--- BEGIN ---

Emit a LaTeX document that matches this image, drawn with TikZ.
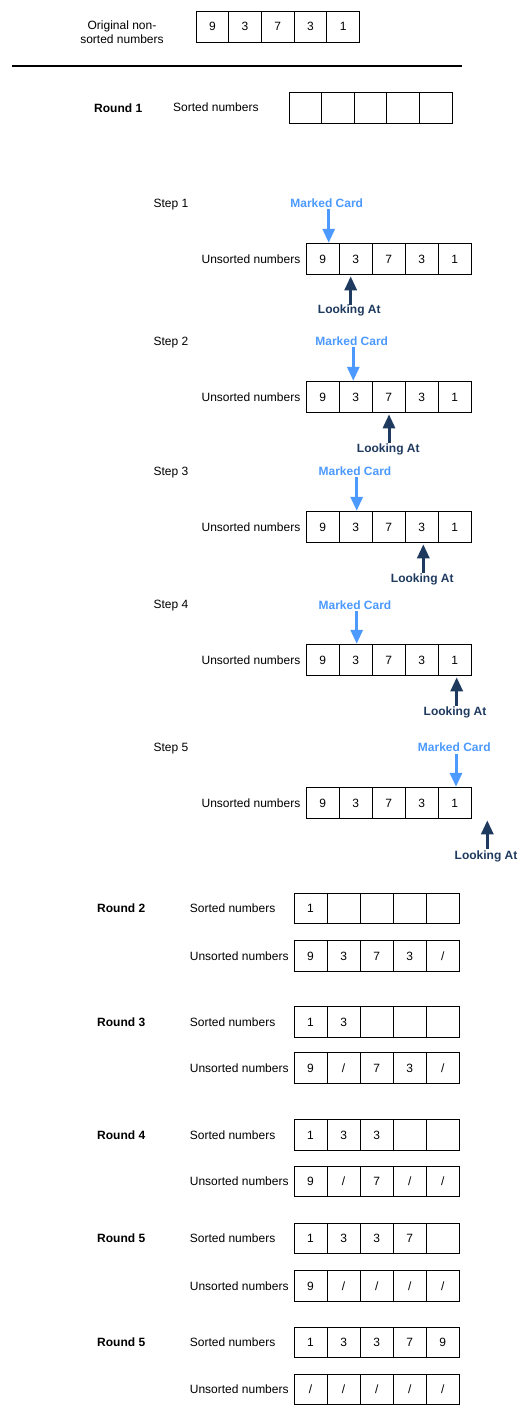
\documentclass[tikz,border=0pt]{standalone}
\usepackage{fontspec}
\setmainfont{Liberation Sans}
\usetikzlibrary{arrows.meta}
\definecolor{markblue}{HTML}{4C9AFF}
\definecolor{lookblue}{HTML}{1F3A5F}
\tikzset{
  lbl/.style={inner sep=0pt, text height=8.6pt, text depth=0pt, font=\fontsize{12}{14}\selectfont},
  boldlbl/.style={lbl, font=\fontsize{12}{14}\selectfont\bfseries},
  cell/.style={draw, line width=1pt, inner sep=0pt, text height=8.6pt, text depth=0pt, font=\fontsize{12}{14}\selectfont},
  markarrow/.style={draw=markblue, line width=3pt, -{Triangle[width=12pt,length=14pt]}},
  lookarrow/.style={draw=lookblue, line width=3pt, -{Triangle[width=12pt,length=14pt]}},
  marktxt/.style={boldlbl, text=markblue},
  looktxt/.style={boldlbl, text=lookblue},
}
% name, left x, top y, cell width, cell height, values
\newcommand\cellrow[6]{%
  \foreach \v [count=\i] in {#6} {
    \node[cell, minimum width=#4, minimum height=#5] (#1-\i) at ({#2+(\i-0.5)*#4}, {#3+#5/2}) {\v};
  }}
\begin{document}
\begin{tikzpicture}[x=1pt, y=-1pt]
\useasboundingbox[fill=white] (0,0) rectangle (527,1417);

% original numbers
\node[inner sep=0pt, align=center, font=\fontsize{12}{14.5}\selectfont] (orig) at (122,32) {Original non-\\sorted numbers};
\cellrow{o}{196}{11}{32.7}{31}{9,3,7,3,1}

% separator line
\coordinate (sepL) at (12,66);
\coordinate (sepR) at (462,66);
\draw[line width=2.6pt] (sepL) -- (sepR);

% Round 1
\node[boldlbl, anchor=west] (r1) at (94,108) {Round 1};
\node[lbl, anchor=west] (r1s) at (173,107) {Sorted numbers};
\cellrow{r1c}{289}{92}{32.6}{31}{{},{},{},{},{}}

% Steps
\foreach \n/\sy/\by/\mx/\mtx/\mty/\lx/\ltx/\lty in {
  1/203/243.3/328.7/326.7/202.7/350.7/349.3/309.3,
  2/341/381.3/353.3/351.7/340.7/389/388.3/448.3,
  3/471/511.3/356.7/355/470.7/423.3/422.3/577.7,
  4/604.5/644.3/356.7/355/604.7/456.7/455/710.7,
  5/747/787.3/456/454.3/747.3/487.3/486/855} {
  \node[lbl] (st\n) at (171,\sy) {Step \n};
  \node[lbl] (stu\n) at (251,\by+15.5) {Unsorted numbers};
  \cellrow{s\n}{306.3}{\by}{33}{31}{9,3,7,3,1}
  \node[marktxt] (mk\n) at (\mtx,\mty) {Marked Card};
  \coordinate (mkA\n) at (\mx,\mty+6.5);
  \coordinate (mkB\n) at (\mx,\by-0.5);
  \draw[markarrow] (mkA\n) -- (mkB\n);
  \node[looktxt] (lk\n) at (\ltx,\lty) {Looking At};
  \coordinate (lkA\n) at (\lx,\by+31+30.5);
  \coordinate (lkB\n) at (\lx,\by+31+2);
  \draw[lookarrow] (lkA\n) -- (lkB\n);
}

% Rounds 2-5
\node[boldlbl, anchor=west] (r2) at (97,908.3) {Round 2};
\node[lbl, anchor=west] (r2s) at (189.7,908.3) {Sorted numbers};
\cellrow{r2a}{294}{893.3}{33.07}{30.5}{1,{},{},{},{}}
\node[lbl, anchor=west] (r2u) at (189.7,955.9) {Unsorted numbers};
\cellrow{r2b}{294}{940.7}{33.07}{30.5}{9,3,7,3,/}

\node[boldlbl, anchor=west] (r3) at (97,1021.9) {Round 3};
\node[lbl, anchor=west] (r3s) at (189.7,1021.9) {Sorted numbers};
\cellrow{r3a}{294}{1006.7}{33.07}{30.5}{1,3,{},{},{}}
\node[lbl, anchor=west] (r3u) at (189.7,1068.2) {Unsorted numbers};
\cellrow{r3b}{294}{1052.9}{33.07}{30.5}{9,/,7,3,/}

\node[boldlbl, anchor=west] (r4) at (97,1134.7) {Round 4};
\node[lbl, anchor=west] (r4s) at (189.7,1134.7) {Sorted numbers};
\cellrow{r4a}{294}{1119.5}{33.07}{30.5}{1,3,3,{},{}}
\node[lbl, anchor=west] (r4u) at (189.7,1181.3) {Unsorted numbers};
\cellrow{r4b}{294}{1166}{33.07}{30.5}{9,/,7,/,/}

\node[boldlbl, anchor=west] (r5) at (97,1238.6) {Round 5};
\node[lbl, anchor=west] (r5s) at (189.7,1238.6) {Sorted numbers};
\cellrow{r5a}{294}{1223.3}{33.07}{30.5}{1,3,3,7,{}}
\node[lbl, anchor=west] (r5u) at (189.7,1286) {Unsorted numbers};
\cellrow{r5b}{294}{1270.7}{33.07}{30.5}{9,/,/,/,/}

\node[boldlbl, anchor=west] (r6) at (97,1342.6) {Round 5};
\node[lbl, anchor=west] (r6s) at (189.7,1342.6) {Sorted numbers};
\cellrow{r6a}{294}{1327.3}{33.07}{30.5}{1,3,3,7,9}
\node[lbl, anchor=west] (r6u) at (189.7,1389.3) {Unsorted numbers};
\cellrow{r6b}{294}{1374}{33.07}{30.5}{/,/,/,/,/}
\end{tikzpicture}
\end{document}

--- END ---

▶ Your objective
Copy out all the data exactly; skip the pictures.

▶ Complete answer
Emit a LaTeX document that matches this image, drawn with TikZ.
\documentclass[tikz,border=0pt]{standalone}
\usepackage{fontspec}
\setmainfont{Liberation Sans}
\usetikzlibrary{arrows.meta}
\definecolor{markblue}{HTML}{4C9AFF}
\definecolor{lookblue}{HTML}{1F3A5F}
\tikzset{
  lbl/.style={inner sep=0pt, text height=8.6pt, text depth=0pt, font=\fontsize{12}{14}\selectfont},
  boldlbl/.style={lbl, font=\fontsize{12}{14}\selectfont\bfseries},
  cell/.style={draw, line width=1pt, inner sep=0pt, text height=8.6pt, text depth=0pt, font=\fontsize{12}{14}\selectfont},
  markarrow/.style={draw=markblue, line width=3pt, -{Triangle[width=12pt,length=14pt]}},
  lookarrow/.style={draw=lookblue, line width=3pt, -{Triangle[width=12pt,length=14pt]}},
  marktxt/.style={boldlbl, text=markblue},
  looktxt/.style={boldlbl, text=lookblue},
}
% name, left x, top y, cell width, cell height, values
\newcommand\cellrow[6]{%
  \foreach \v [count=\i] in {#6} {
    \node[cell, minimum width=#4, minimum height=#5] (#1-\i) at ({#2+(\i-0.5)*#4}, {#3+#5/2}) {\v};
  }}
\begin{document}
\begin{tikzpicture}[x=1pt, y=-1pt]
\useasboundingbox[fill=white] (0,0) rectangle (527,1417);

% original numbers
\node[inner sep=0pt, align=center, font=\fontsize{12}{14.5}\selectfont] (orig) at (122,32) {Original non-\\sorted numbers};
\cellrow{o}{196}{11}{32.7}{31}{9,3,7,3,1}

% separator line
\coordinate (sepL) at (12,66);
\coordinate (sepR) at (462,66);
\draw[line width=2.6pt] (sepL) -- (sepR);

% Round 1
\node[boldlbl, anchor=west] (r1) at (94,108) {Round 1};
\node[lbl, anchor=west] (r1s) at (173,107) {Sorted numbers};
\cellrow{r1c}{289}{92}{32.6}{31}{{},{},{},{},{}}

% Steps
\foreach \n/\sy/\by/\mx/\mtx/\mty/\lx/\ltx/\lty in {
  1/203/243.3/328.7/326.7/202.7/350.7/349.3/309.3,
  2/341/381.3/353.3/351.7/340.7/389/388.3/448.3,
  3/471/511.3/356.7/355/470.7/423.3/422.3/577.7,
  4/604.5/644.3/356.7/355/604.7/456.7/455/710.7,
  5/747/787.3/456/454.3/747.3/487.3/486/855} {
  \node[lbl] (st\n) at (171,\sy) {Step \n};
  \node[lbl] (stu\n) at (251,\by+15.5) {Unsorted numbers};
  \cellrow{s\n}{306.3}{\by}{33}{31}{9,3,7,3,1}
  \node[marktxt] (mk\n) at (\mtx,\mty) {Marked Card};
  \coordinate (mkA\n) at (\mx,\mty+6.5);
  \coordinate (mkB\n) at (\mx,\by-0.5);
  \draw[markarrow] (mkA\n) -- (mkB\n);
  \node[looktxt] (lk\n) at (\ltx,\lty) {Looking At};
  \coordinate (lkA\n) at (\lx,\by+31+30.5);
  \coordinate (lkB\n) at (\lx,\by+31+2);
  \draw[lookarrow] (lkA\n) -- (lkB\n);
}

% Rounds 2-5
\node[boldlbl, anchor=west] (r2) at (97,908.3) {Round 2};
\node[lbl, anchor=west] (r2s) at (189.7,908.3) {Sorted numbers};
\cellrow{r2a}{294}{893.3}{33.07}{30.5}{1,{},{},{},{}}
\node[lbl, anchor=west] (r2u) at (189.7,955.9) {Unsorted numbers};
\cellrow{r2b}{294}{940.7}{33.07}{30.5}{9,3,7,3,/}

\node[boldlbl, anchor=west] (r3) at (97,1021.9) {Round 3};
\node[lbl, anchor=west] (r3s) at (189.7,1021.9) {Sorted numbers};
\cellrow{r3a}{294}{1006.7}{33.07}{30.5}{1,3,{},{},{}}
\node[lbl, anchor=west] (r3u) at (189.7,1068.2) {Unsorted numbers};
\cellrow{r3b}{294}{1052.9}{33.07}{30.5}{9,/,7,3,/}

\node[boldlbl, anchor=west] (r4) at (97,1134.7) {Round 4};
\node[lbl, anchor=west] (r4s) at (189.7,1134.7) {Sorted numbers};
\cellrow{r4a}{294}{1119.5}{33.07}{30.5}{1,3,3,{},{}}
\node[lbl, anchor=west] (r4u) at (189.7,1181.3) {Unsorted numbers};
\cellrow{r4b}{294}{1166}{33.07}{30.5}{9,/,7,/,/}

\node[boldlbl, anchor=west] (r5) at (97,1238.6) {Round 5};
\node[lbl, anchor=west] (r5s) at (189.7,1238.6) {Sorted numbers};
\cellrow{r5a}{294}{1223.3}{33.07}{30.5}{1,3,3,7,{}}
\node[lbl, anchor=west] (r5u) at (189.7,1286) {Unsorted numbers};
\cellrow{r5b}{294}{1270.7}{33.07}{30.5}{9,/,/,/,/}

\node[boldlbl, anchor=west] (r6) at (97,1342.6) {Round 5};
\node[lbl, anchor=west] (r6s) at (189.7,1342.6) {Sorted numbers};
\cellrow{r6a}{294}{1327.3}{33.07}{30.5}{1,3,3,7,9}
\node[lbl, anchor=west] (r6u) at (189.7,1389.3) {Unsorted numbers};
\cellrow{r6b}{294}{1374}{33.07}{30.5}{/,/,/,/,/}
\end{tikzpicture}
\end{document}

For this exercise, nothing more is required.